**Material provided:**
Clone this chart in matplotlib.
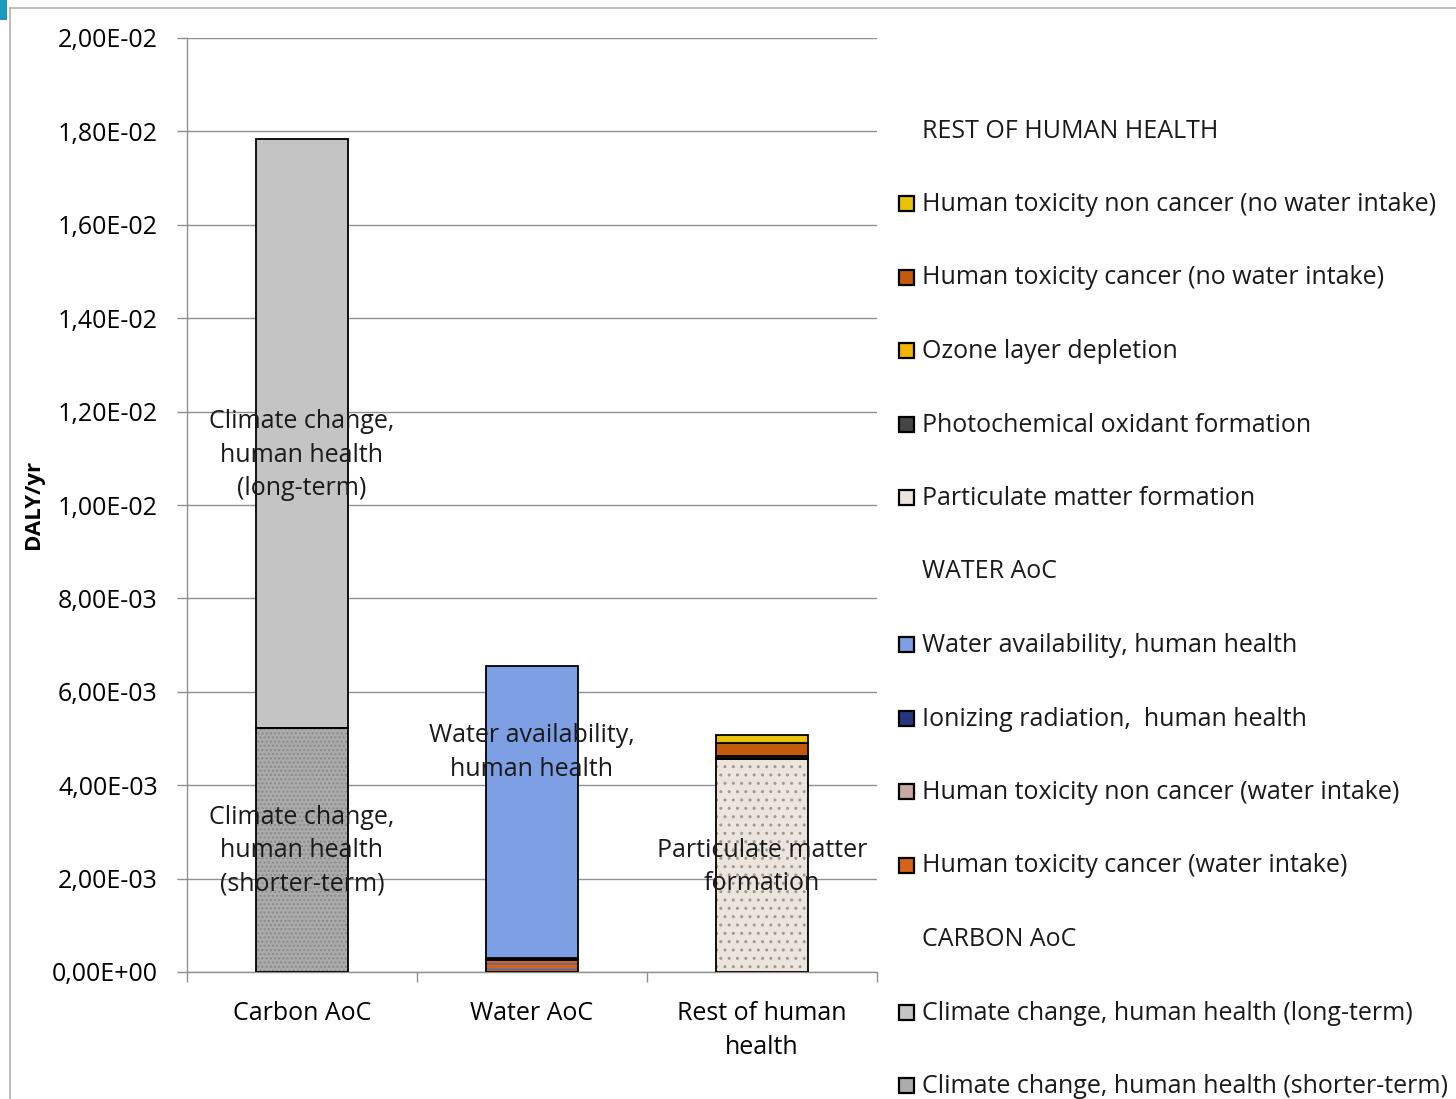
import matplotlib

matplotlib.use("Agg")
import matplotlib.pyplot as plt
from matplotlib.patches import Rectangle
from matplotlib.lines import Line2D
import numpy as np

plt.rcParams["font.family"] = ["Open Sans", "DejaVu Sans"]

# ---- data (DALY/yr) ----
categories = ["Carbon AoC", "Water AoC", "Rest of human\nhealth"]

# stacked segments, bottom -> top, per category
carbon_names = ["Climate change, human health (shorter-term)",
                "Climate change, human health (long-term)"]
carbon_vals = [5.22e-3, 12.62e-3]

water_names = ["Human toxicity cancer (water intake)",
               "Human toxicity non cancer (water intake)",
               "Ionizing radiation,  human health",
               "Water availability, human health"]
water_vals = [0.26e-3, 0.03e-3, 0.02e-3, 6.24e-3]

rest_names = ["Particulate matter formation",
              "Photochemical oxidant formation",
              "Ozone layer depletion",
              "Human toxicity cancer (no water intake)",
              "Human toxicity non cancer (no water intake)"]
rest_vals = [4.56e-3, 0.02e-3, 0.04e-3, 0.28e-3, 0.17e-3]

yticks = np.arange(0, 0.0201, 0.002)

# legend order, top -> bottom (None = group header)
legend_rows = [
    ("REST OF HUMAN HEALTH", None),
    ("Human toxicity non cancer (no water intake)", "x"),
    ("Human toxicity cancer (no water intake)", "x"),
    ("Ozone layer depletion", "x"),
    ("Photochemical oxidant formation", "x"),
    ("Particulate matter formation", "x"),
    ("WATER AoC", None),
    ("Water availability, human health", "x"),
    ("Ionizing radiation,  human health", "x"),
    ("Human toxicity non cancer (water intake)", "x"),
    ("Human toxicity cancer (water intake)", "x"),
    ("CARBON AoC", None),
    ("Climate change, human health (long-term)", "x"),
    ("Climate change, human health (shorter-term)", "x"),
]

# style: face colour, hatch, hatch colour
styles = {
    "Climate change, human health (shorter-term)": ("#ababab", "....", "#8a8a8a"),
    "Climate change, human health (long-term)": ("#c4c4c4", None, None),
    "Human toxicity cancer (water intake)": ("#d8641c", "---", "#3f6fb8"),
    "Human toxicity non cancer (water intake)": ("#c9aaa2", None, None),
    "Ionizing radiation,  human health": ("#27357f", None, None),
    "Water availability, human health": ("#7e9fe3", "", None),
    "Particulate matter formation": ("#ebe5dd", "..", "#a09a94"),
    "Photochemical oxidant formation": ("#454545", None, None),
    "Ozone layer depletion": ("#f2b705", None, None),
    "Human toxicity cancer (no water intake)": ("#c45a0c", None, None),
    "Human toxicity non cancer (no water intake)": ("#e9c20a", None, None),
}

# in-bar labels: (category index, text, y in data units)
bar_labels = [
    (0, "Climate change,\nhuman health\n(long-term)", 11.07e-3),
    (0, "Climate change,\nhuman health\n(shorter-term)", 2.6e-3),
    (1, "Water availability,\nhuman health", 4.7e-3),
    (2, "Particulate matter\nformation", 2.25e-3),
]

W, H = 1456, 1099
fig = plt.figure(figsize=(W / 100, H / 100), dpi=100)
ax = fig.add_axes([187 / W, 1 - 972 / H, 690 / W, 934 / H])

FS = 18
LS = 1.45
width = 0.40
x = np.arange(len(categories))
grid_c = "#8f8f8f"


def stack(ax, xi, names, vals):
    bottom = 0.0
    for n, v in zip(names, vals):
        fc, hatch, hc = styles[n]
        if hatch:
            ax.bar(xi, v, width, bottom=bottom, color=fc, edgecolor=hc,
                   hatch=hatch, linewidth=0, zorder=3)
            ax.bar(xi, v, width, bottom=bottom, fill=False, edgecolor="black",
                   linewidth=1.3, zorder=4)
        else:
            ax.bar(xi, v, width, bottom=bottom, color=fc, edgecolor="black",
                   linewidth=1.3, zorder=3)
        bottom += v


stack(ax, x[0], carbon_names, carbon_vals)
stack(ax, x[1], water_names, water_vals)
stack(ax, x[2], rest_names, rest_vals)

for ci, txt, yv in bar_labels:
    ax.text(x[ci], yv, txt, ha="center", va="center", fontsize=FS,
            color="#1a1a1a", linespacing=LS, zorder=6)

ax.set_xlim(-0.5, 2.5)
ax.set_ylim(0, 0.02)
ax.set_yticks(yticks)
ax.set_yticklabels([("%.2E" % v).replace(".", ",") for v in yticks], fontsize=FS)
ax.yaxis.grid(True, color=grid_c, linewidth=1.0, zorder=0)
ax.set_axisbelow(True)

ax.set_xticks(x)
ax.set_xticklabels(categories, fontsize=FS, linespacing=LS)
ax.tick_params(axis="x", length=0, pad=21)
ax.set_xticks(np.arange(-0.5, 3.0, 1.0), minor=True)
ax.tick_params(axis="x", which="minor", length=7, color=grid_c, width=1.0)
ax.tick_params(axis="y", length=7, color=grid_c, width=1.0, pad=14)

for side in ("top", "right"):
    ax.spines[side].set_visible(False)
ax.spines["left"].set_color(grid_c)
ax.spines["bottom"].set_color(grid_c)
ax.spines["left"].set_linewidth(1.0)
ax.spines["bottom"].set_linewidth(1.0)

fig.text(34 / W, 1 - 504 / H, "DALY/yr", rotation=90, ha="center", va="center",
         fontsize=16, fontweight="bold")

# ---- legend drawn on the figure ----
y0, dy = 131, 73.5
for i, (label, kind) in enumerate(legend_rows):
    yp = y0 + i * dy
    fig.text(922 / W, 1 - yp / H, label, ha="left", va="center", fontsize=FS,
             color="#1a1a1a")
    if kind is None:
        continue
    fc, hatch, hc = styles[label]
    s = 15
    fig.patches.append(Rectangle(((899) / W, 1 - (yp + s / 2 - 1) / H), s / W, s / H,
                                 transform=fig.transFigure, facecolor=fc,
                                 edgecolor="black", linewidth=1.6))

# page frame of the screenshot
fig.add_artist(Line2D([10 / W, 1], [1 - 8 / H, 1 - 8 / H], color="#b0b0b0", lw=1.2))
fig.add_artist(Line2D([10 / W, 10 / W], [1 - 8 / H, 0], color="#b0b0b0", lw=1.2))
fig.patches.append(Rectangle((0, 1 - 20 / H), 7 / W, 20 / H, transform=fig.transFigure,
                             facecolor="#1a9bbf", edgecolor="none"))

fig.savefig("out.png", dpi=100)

**Task objective:**
Using the data above, write out every line exactly, leaving the images behind.

**Answer in full:**
Clone this chart in matplotlib.
import matplotlib

matplotlib.use("Agg")
import matplotlib.pyplot as plt
from matplotlib.patches import Rectangle
from matplotlib.lines import Line2D
import numpy as np

plt.rcParams["font.family"] = ["Open Sans", "DejaVu Sans"]

# ---- data (DALY/yr) ----
categories = ["Carbon AoC", "Water AoC", "Rest of human\nhealth"]

# stacked segments, bottom -> top, per category
carbon_names = ["Climate change, human health (shorter-term)",
                "Climate change, human health (long-term)"]
carbon_vals = [5.22e-3, 12.62e-3]

water_names = ["Human toxicity cancer (water intake)",
               "Human toxicity non cancer (water intake)",
               "Ionizing radiation,  human health",
               "Water availability, human health"]
water_vals = [0.26e-3, 0.03e-3, 0.02e-3, 6.24e-3]

rest_names = ["Particulate matter formation",
              "Photochemical oxidant formation",
              "Ozone layer depletion",
              "Human toxicity cancer (no water intake)",
              "Human toxicity non cancer (no water intake)"]
rest_vals = [4.56e-3, 0.02e-3, 0.04e-3, 0.28e-3, 0.17e-3]

yticks = np.arange(0, 0.0201, 0.002)

# legend order, top -> bottom (None = group header)
legend_rows = [
    ("REST OF HUMAN HEALTH", None),
    ("Human toxicity non cancer (no water intake)", "x"),
    ("Human toxicity cancer (no water intake)", "x"),
    ("Ozone layer depletion", "x"),
    ("Photochemical oxidant formation", "x"),
    ("Particulate matter formation", "x"),
    ("WATER AoC", None),
    ("Water availability, human health", "x"),
    ("Ionizing radiation,  human health", "x"),
    ("Human toxicity non cancer (water intake)", "x"),
    ("Human toxicity cancer (water intake)", "x"),
    ("CARBON AoC", None),
    ("Climate change, human health (long-term)", "x"),
    ("Climate change, human health (shorter-term)", "x"),
]

# style: face colour, hatch, hatch colour
styles = {
    "Climate change, human health (shorter-term)": ("#ababab", "....", "#8a8a8a"),
    "Climate change, human health (long-term)": ("#c4c4c4", None, None),
    "Human toxicity cancer (water intake)": ("#d8641c", "---", "#3f6fb8"),
    "Human toxicity non cancer (water intake)": ("#c9aaa2", None, None),
    "Ionizing radiation,  human health": ("#27357f", None, None),
    "Water availability, human health": ("#7e9fe3", "", None),
    "Particulate matter formation": ("#ebe5dd", "..", "#a09a94"),
    "Photochemical oxidant formation": ("#454545", None, None),
    "Ozone layer depletion": ("#f2b705", None, None),
    "Human toxicity cancer (no water intake)": ("#c45a0c", None, None),
    "Human toxicity non cancer (no water intake)": ("#e9c20a", None, None),
}

# in-bar labels: (category index, text, y in data units)
bar_labels = [
    (0, "Climate change,\nhuman health\n(long-term)", 11.07e-3),
    (0, "Climate change,\nhuman health\n(shorter-term)", 2.6e-3),
    (1, "Water availability,\nhuman health", 4.7e-3),
    (2, "Particulate matter\nformation", 2.25e-3),
]

W, H = 1456, 1099
fig = plt.figure(figsize=(W / 100, H / 100), dpi=100)
ax = fig.add_axes([187 / W, 1 - 972 / H, 690 / W, 934 / H])

FS = 18
LS = 1.45
width = 0.40
x = np.arange(len(categories))
grid_c = "#8f8f8f"


def stack(ax, xi, names, vals):
    bottom = 0.0
    for n, v in zip(names, vals):
        fc, hatch, hc = styles[n]
        if hatch:
            ax.bar(xi, v, width, bottom=bottom, color=fc, edgecolor=hc,
                   hatch=hatch, linewidth=0, zorder=3)
            ax.bar(xi, v, width, bottom=bottom, fill=False, edgecolor="black",
                   linewidth=1.3, zorder=4)
        else:
            ax.bar(xi, v, width, bottom=bottom, color=fc, edgecolor="black",
                   linewidth=1.3, zorder=3)
        bottom += v


stack(ax, x[0], carbon_names, carbon_vals)
stack(ax, x[1], water_names, water_vals)
stack(ax, x[2], rest_names, rest_vals)

for ci, txt, yv in bar_labels:
    ax.text(x[ci], yv, txt, ha="center", va="center", fontsize=FS,
            color="#1a1a1a", linespacing=LS, zorder=6)

ax.set_xlim(-0.5, 2.5)
ax.set_ylim(0, 0.02)
ax.set_yticks(yticks)
ax.set_yticklabels([("%.2E" % v).replace(".", ",") for v in yticks], fontsize=FS)
ax.yaxis.grid(True, color=grid_c, linewidth=1.0, zorder=0)
ax.set_axisbelow(True)

ax.set_xticks(x)
ax.set_xticklabels(categories, fontsize=FS, linespacing=LS)
ax.tick_params(axis="x", length=0, pad=21)
ax.set_xticks(np.arange(-0.5, 3.0, 1.0), minor=True)
ax.tick_params(axis="x", which="minor", length=7, color=grid_c, width=1.0)
ax.tick_params(axis="y", length=7, color=grid_c, width=1.0, pad=14)

for side in ("top", "right"):
    ax.spines[side].set_visible(False)
ax.spines["left"].set_color(grid_c)
ax.spines["bottom"].set_color(grid_c)
ax.spines["left"].set_linewidth(1.0)
ax.spines["bottom"].set_linewidth(1.0)

fig.text(34 / W, 1 - 504 / H, "DALY/yr", rotation=90, ha="center", va="center",
         fontsize=16, fontweight="bold")

# ---- legend drawn on the figure ----
y0, dy = 131, 73.5
for i, (label, kind) in enumerate(legend_rows):
    yp = y0 + i * dy
    fig.text(922 / W, 1 - yp / H, label, ha="left", va="center", fontsize=FS,
             color="#1a1a1a")
    if kind is None:
        continue
    fc, hatch, hc = styles[label]
    s = 15
    fig.patches.append(Rectangle(((899) / W, 1 - (yp + s / 2 - 1) / H), s / W, s / H,
                                 transform=fig.transFigure, facecolor=fc,
                                 edgecolor="black", linewidth=1.6))

# page frame of the screenshot
fig.add_artist(Line2D([10 / W, 1], [1 - 8 / H, 1 - 8 / H], color="#b0b0b0", lw=1.2))
fig.add_artist(Line2D([10 / W, 10 / W], [1 - 8 / H, 0], color="#b0b0b0", lw=1.2))
fig.patches.append(Rectangle((0, 1 - 20 / H), 7 / W, 20 / H, transform=fig.transFigure,
                             facecolor="#1a9bbf", edgecolor="none"))

fig.savefig("out.png", dpi=100)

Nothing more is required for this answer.